On peut aussi s’interroger sur le risque d’un lessivage accru des sols suite à l’utilisation d’engrais moins dosés, et ses conséquences sur la qualité de l’eau.
Au vu des différents arguments exposés ci-dessus, il apparaît évident que la proposition de texte est contre-productive et doit être abandonnée, ou en tout cas revue avec l’éclairage des professionnels de la filière, qui sauront apporter des recommandations pertinentes.
Bonjour,
Il s’agit avant tout de limiter les risques à la source pour les utilisateurs de ces matières qui présentent certains dangers comparables à des explosifs.
Les réductions des risques peuvent être l’occasion de changer les pratiques, avec des bénéfices pour tous.
Le développement d’une filière de bio-méthanisation avec épandage des effluents est peut-être une opportunité à saisir pour une transition vers un usage réduit de ces substances qui appauvrissent les sols sur le long terme.
Par contre d’autres risques liés aux stockages peuvent apparaître dans le cas de l’utilisation simultanée de ces deux façons de fertiliser.
L’avantage supplémentaire est de retrouver une autonomie qui a des effets positifs sur l’environnement.
Evidemment, celles et ceux qui trouvent un intérêt immédiat à un usage d’engrais industriels ne se posent peut-être pas ces questions et ne comprennent peut-être pas que cette filière est en tous points dangereuse, de part la nature des produits et de leurs effets, de la méconnaissance de ceux-ci par leurs utilisateurs et de l’ignorance souvent involontaire de la façon dont ils doivent être protégés surtout en quantités significatives.
Enfin un dernier point : en quoi la recherche d’une sécurité qui s’applique dans certains lieux sera-t-elle hors de propos dans d’autres lieux ?
Il est temps de mettre en place ces mesures qui offrent une augmentation de la sécurité et une occasion de changer des pratiques qui ne sont plus d’actualité.
Ce texte est malheureusement encore une fois complètement déconnecté de la réalité du terrain.

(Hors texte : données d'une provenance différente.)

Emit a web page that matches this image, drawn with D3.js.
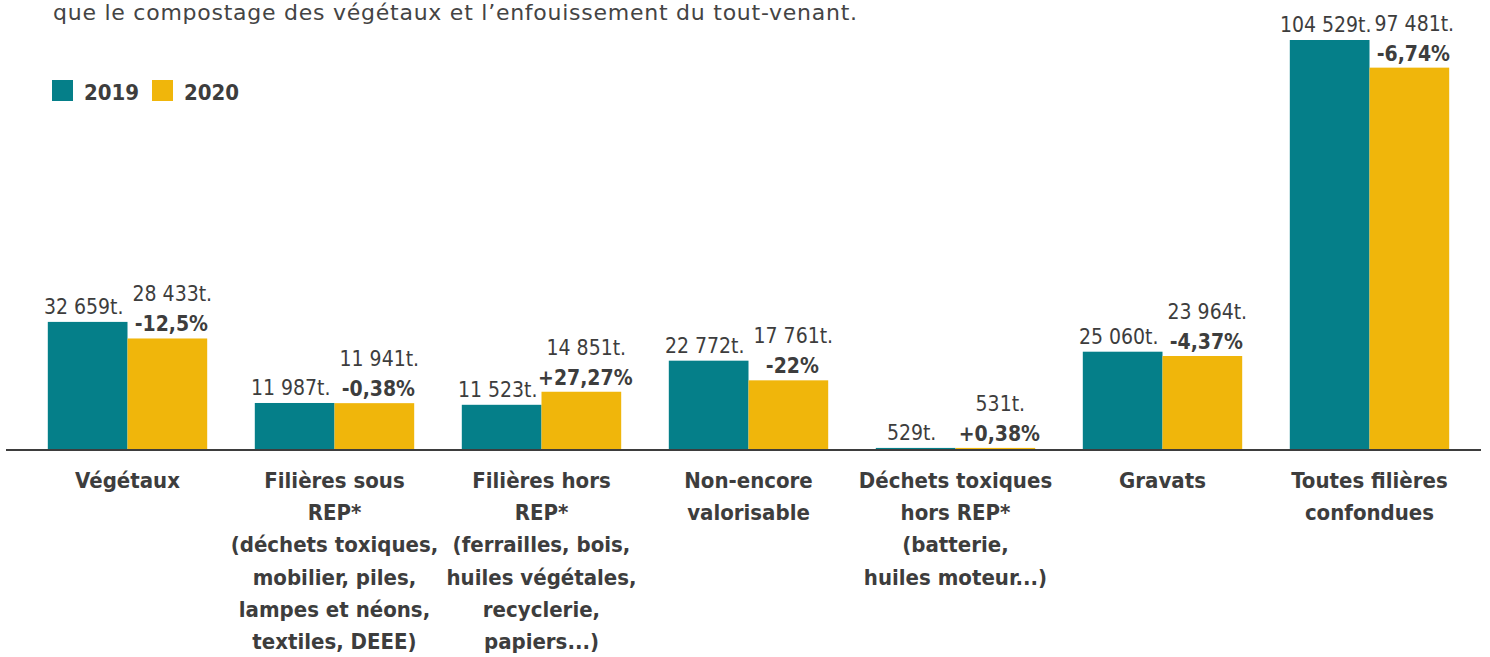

Mesdames, messieurs, il serai grand temps de sortir de votre bureau et de mettre les pieds sur le terrain !
En effet les seuls conséquences de ce texte seraient les suivantes :
- Selon le seuil, passage de certaines exploitations grandes cultures en ICPE
- Dissémination du risque dans les exploitations agricoles pour éviter les stocks dans les dépôts des distributeurs
- Fermeture des dépôts
- Orientation vers des engrais moyen dosage
- Fermeture d’usine de fabrication d’engrais en France
En clair que des conséquences négatives.
je dis donc clairement NON à ce texte.